Kelebihan konsep lingkaran hijau komunitas yang diadopsi komunitas adalah “nyambung” dengan program pemerintah. Karena pada dasarnya program pemerintah sangat bagus sebagai contoh 10 program PKK, tetapi karena komunitas-komunitas seperti ini belum terbentuk , pemerintah sulit mengimplementasikannya.
Ibu-ibu
komunitas @sukamulyaindah sudah merasakan manisnya memperoleh
penghasilan lumayan besar ketika mendapat pesanan dari pihak pemerintah
kota Bandung sehubungan dengan ketahanan pangan. Mereka menyajikan
tumpeng non beras dan lauk pauknya. Tumpeng yang biasanya berbahan nasi
beras diganti singkong . Perkedelpun terbuat dari singkong . Semuanya hasil urban farming termasuk daun
kangkung dan kacang panjang yang diolah menjadi urap. Lauk pauk
lainnya? Ayam rendang, balado telur, kering tempe dan kentang serta
oseng cabe ikan asin. Hmmm………. Maknyus!!
Sedangkan makanan camilan dalam kardus kue juga berbahan non beras seperti brownies ganyong, combro, pie strawberry dan bolu kukus ubi.
Berapa
hasil penjualan yang diterima ibu-ibu tersebut? Hasil penjualan
berdasarkan pesanan seperti itu walau jarang tetapi lumayan. Dikerjakan
bersama dan hasilnya dibagi rata. Misalnya ada pesanan 8 loyang brownies
maka pengerjaan dilakukan oleh 2 orang. 1 adonan menghasilkan 4 loyang atau 48 iris. Biaya pembuatan 1 loyang kurang lebih Rp 30.000. Setiap
irisnya dijual Rp 1.250 maka penghasilan per orang (2 x Rp 48 x Rp
1.250)- (2x Rp 30.000) = Rp 60.000. Lumayan bukan, karena itu baru
hitungan 1 jenis kue.
Tidak
hanya pangan non beras. Kegiatan urban farmingpun mendatangkan
keuntungan materi dan non materi. Sang ibu bisa ber- urban farming di
sore hari sambil menunggu suami dan anak-anak pulang. Hasil urban
farming merupakan asupan gizi yang cukup dan sehat bagi keluarganya.

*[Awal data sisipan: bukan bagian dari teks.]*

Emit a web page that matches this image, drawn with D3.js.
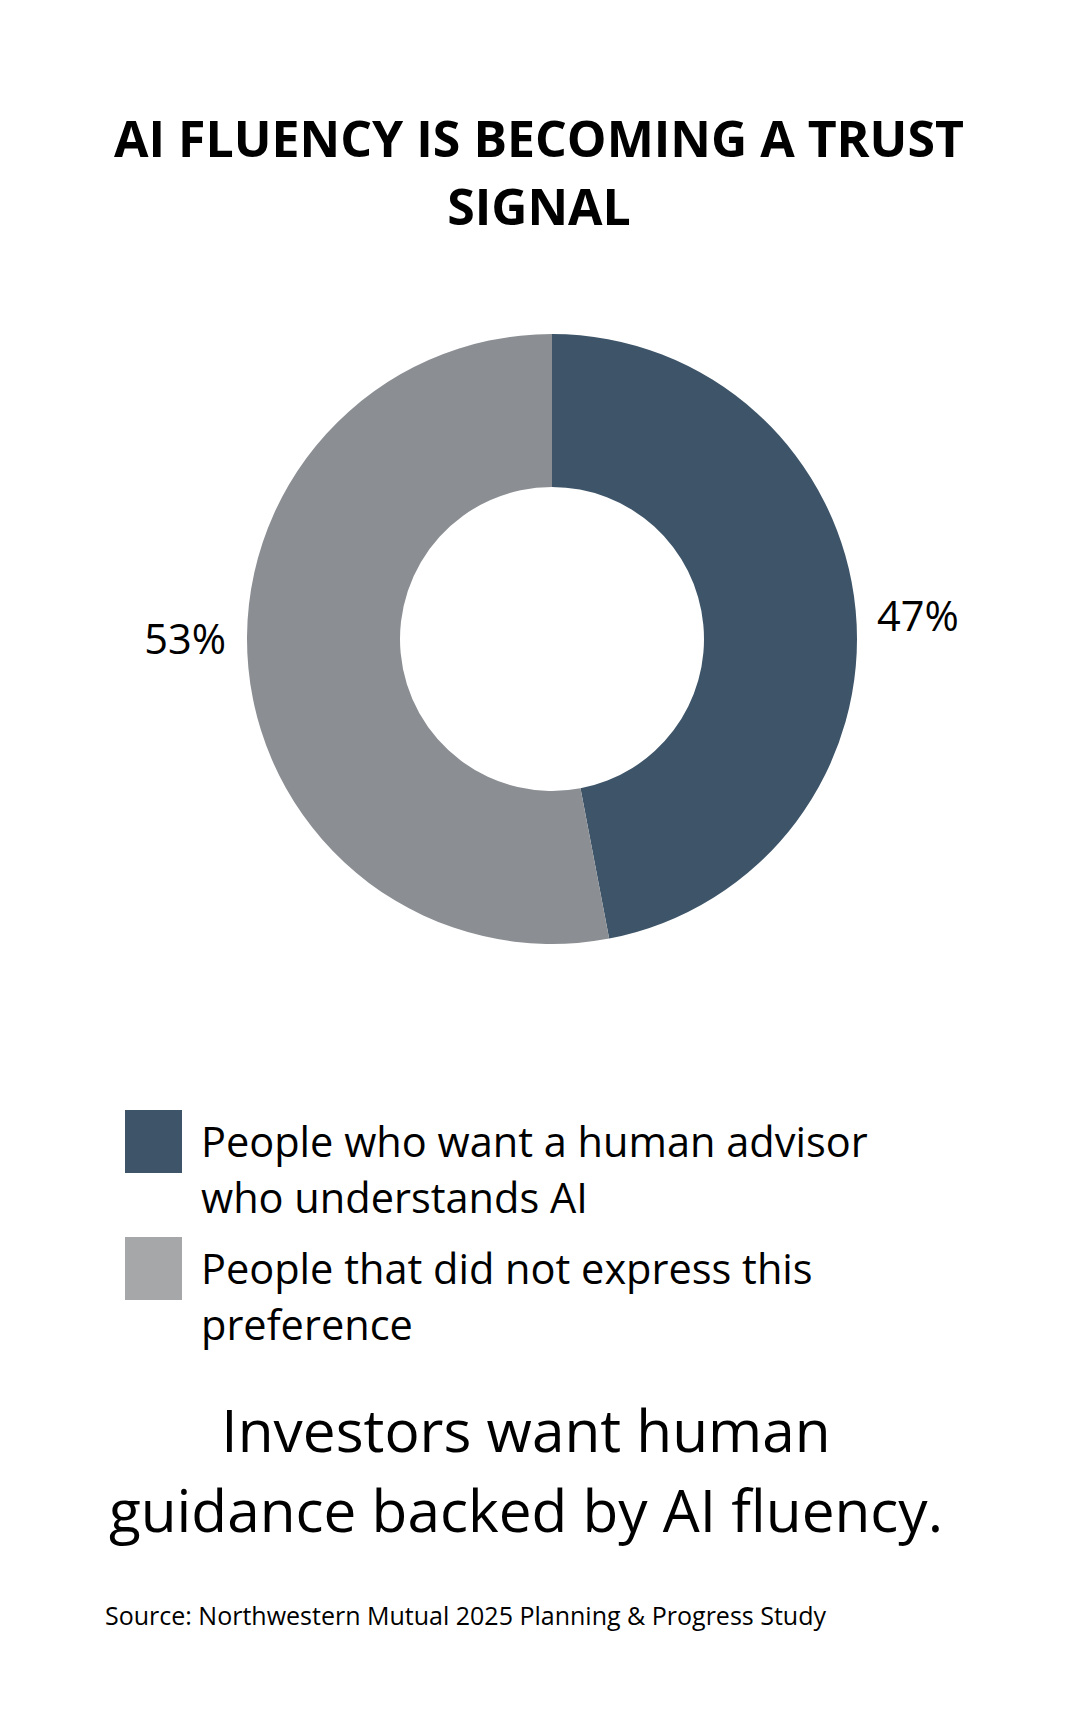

Karena media tanam berasal dari kompos rumah tangga dan non-pestisida.
Daun kangkung dan pak choy bolong-bolong tidak menjadi masalah, toh
untuk konsumsi sendiri atau dijual di warung. Pembelipun teredukasi
bahkan bisa membedakan sayuran hasil urban farming dengan sayuran
dipasar. “Lebih renyah dan tidak mudah busuk”, katanya.
Yang
paling fleksibel adalah waktu pembuatan kerajinan. Bisa dilakukan
sambil menunggu anak di sekolah, sambil mengobrol dengan tetangga atau
seperti yang dilakukan ibu Odang, spesialis pembuat kerajinan plastik
dan kain dari komunitas Engkang-Engkang yaitu sambil menonton televisi. Maklum anak-anaknya sudah dewasa dan bekerja.
Berapa
penghasilan pembuat kerajinan? Tidak bisa dipastikan karena kerajinan
bukan kebutuhan primer. Tetapi yang membanggakan hasil karya mereka
sudah “diekspor” ke luar negeri. Penyebabnya sederhana,
penulis menitipkan hasil kerajinan mereka ke toko buku “Reading Light”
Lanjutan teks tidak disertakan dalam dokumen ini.